People able to taste fat likely to remain slim

Monday, March 8, 2010

SYDNEY - People who have the ability to taste fat are likely to remain slim as they tend to eat less fatty food, a new study says.

Deakin University (DU) researcher Russell Keast and doctoral student Jessica Stewart, working with colleagues at the University of Adelaide, CSIRO and Massey University (New Zealand), have found that humans can detect a sixth taste - fat.

Our findings are based on previous research in the United States that used animal models to discover fat taste, Keast said.

We know that the human tongue can detect five tastes - sweet, salt, sour, bitter and umami (a taste for identifying protein rich foods). Through our study we can conclude that humans have a sixth taste - fat.

The research team developed a screening procedure to test the ability of people to taste a range of fatty acids commonly found in foods.

They found that people have a taste threshold for fat and that these thresholds vary from person to person; some people have a high sensitivity to the taste while others do not.

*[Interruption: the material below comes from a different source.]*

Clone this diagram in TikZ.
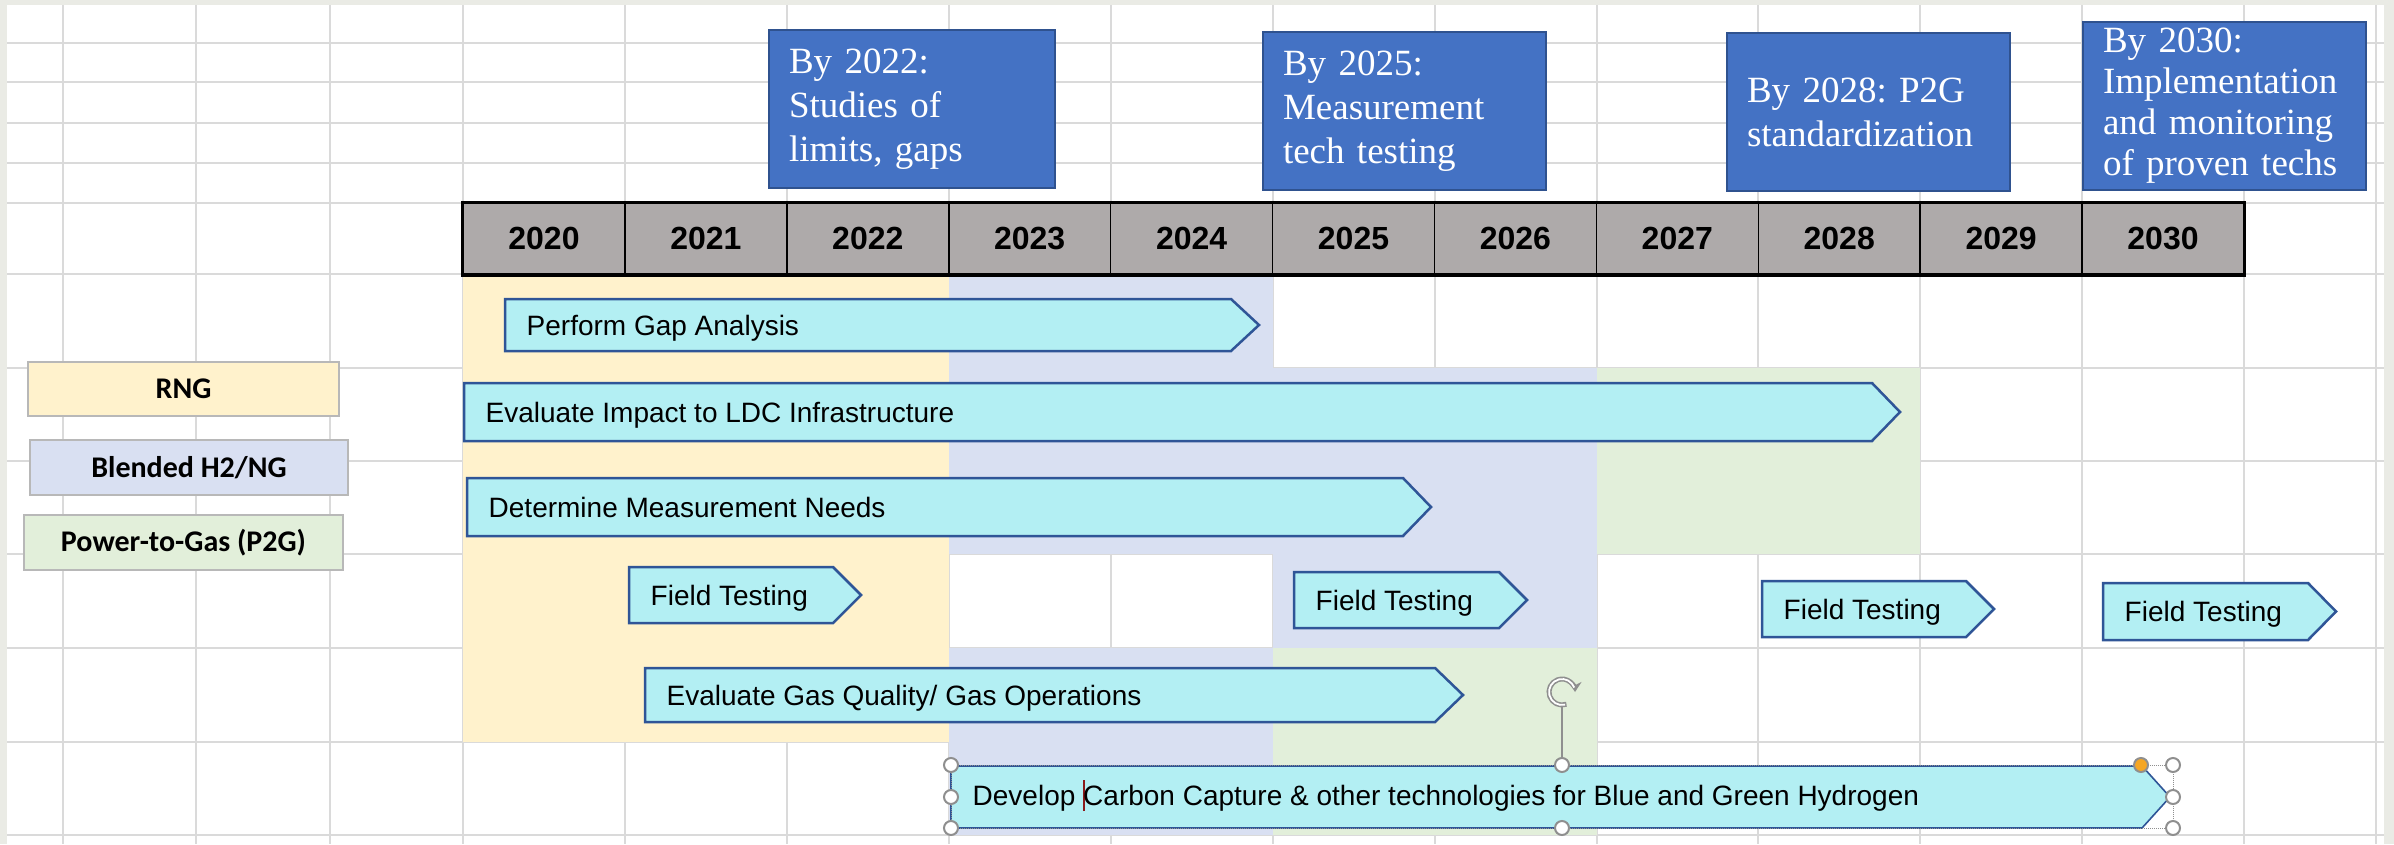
\documentclass[tikz,border=0pt]{standalone}
\usepackage{fontspec}
\setmainfont{Liberation Sans}
\newfontfamily\serifbox{Liberation Serif}
\newfontfamily\calibri{Carlito}
\usetikzlibrary{arrows.meta}
\frenchspacing

\definecolor{rngfill}{HTML}{FFF2CC}
\definecolor{blendfill}{HTML}{D9E0F2}
\definecolor{ptgfill}{HTML}{E2EFDA}
\definecolor{gridgray}{HTML}{DADADA}
\definecolor{yeargray}{HTML}{AEAAAA}
\definecolor{noteblue}{HTML}{4472C4}
\definecolor{noteedge}{HTML}{2F528F}
\definecolor{taskfill}{HTML}{B3EFF3}
\definecolor{taskedge}{HTML}{2F5597}
\definecolor{sheetframe}{HTML}{EAEBE5}
\definecolor{handlegray}{HTML}{8F8F8F}
\definecolor{handleorange}{HTML}{F5A623}
\definecolor{cursorred}{HTML}{8B1A1A}

\begin{document}
\begin{tikzpicture}[x=1pt, y=-1pt,
  gridline/.style={draw=gridgray, line width=1.6},
  yearcell/.style={draw=black, line width=1.5, fill=yeargray, minimum width=161.9,
    minimum height=71, inner sep=0, font=\bfseries\fontsize{32}{32}\selectfont},
  legendbox/.style={draw=black!28, line width=1.5, minimum height=55, inner sep=0,
    font=\calibri\bfseries\fontsize{30}{30}\selectfont},
  notebox/.style={draw=noteedge, line width=1.5, fill=noteblue, text=white, align=left,
    inner xsep=20, inner ysep=0, font=\serifbox\fontsize{37}{44}\selectfont},
  task/.style={draw=taskedge, line width=2.5, fill=taskfill, line join=miter},
  tasklabel/.style={anchor=west, inner sep=0, text height=20, text depth=0,
    font=\fontsize{28}{28}\selectfont},
  handle/.style={circle, draw=handlegray, line width=2, fill=white, minimum size=14, inner sep=0},
  selbox/.style={draw=handlegray, line width=1, densely dotted}]

  % sheet with its frame
  \fill[sheetframe] (0,0) rectangle (2394,844);
  \fill[white] (7,5) rectangle (2384,844);
  \useasboundingbox (0,0) rectangle (2394,844);

  % cell grid
  \foreach \gx in {63,196,330,463,625,787,949,1111,1273,1435,1597,1758,1920,2082,2244,2376}
    \draw[gridline] (\gx,5) -- (\gx,844);
  \foreach \gy in {43,82,123,163,203,274,368,461,554,648,742,835}
    \draw[gridline] (7,\gy) -- (2384,\gy);

  % shaded cells per pathway
  \fill[rngfill] (463,274) rectangle (949,742);
  \fill[blendfill] (949,274) rectangle (1273,368);
  \fill[blendfill] (949,368) rectangle (1597,554);
  \fill[blendfill] (1273,554) rectangle (1597,648);
  \fill[blendfill] (949,648) rectangle (1273,835);
  \fill[ptgfill] (1597,368) rectangle (1920,554);
  \fill[ptgfill] (1273,648) rectangle (1597,835);

  % year header
  \foreach \yr [count=\i from 0] in {2020,...,2030}
    \node[yearcell] (y\yr) at ({544+161.9*\i},238.5) {\yr};
  \draw[line width=3.5] (y2020.north west) rectangle (y2030.south east);

  % legend
  \node[legendbox, fill=rngfill, minimum width=311, minimum height=54] (rng) at (183.5,389) {RNG};
  \node[legendbox, fill=blendfill, minimum width=318] (blend) at (189,467.5) {Blended H2/NG};
  \node[legendbox, fill=ptgfill, minimum width=319] (ptg) at (183.5,542.5) {Power-to-Gas (P2G)};

  % milestone notes
  \node[notebox, text width=246, minimum height=158] (by2022) at (912,109)
       {By 2022:\\Studies of\\limits, gaps};
  \node[notebox, text width=243, minimum height=158] (by2025) at (1404.5,111)
       {By 2025:\\Measurement\\tech testing};
  \node[notebox, text width=243, minimum height=158] (by2028) at (1868.5,112)
       {By 2028: P2G\\standardization};
  \node[notebox, text width=243, minimum height=168, font=\serifbox\fontsize{37}{41}\selectfont]
       (by2030) at (2224.5,106) {By 2030:\\Implementation\\and monitoring\\of proven techs};

  % activity arrows
  \foreach \nm/\xa/\xb/\ya/\yb/\txt in {
      gap/505/1259/299/351/{Perform Gap Analysis},
      ldc/464/1900/383/441/{Evaluate Impact to LDC Infrastructure},
      meas/467/1431/478/536/{Determine Measurement Needs},
      fta/629/861/567/623/{Field Testing},
      ftb/1294/1527/572/628/{Field Testing},
      ftc/1762/1994/581/637/{Field Testing},
      ftd/2103/2336/583/640/{Field Testing},
      gas/645/1463/668/722/{Evaluate Gas Quality/ Gas Operations}} {
    \draw[task] (\xa,\ya) -- (\xb-28,\ya) -- (\xb,{(\ya+\yb)/2}) -- (\xb-28,\yb) -- (\xa,\yb) -- cycle;
    \node[tasklabel] (\nm) at (\xa+21.5,{(\ya+\yb)/2}) {\txt};
  }

  % selected arrow with text cursor
  \draw[task, line width=1.6] (951,766) -- (2142,766) -- (2170,797) -- (2142,828) -- (951,828) -- cycle;
  \node[tasklabel] (ccs) at (972.5,795)
       {Develop\ \makebox[0pt][l]{\color{cursorred}\rule[-6pt]{2pt}{31pt}}Carbon Capture \& other technologies for Blue and Green Hydrogen};

  % selection frame and handles
  \draw[selbox] (951,765) rectangle (2173,828);
  \coordinate (rot) at (1562,692);
  \foreach \hx in {951,1562,2173}
    \foreach \hy in {765,828}
      \node[handle] (h-\hx-\hy) at (\hx,\hy) {};
  \node[handle] (h-951-797) at (951,797) {};
  \node[handle] (h-2173-797) at (2173,797) {};
  \node[handle, fill=handleorange] (adj) at (2141,765) {};
  \draw[handlegray, line width=1.5] ([yshift=-15pt]rot) -- (h-1562-765.north);
  \draw[handlegray, line width=5, -{Stealth[length=10pt,width=13pt]}]
       ([shift={(70:13)}]rot) arc[start angle=70, end angle=360, radius=13];
  \draw[white, line width=1.8] ([shift={(76:13)}]rot) arc[start angle=76, end angle=340, radius=13];
\end{tikzpicture}
\end{document}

Interestingly, we also found that those with a high sensitivity to the taste of fat consumed less fatty foods and had lower body mass index (BMIs, height to weight ratio) than those with lower sensitivity, Keast said.

With fats being easily accessible and commonly consumed in diets today, this suggests that our taste system may become desensitised to the taste of fat over time, leaving some people more susceptible to overeating fatty foods,” says a DU release.

These results are published in the latest issue of the British Journal of Nutrition.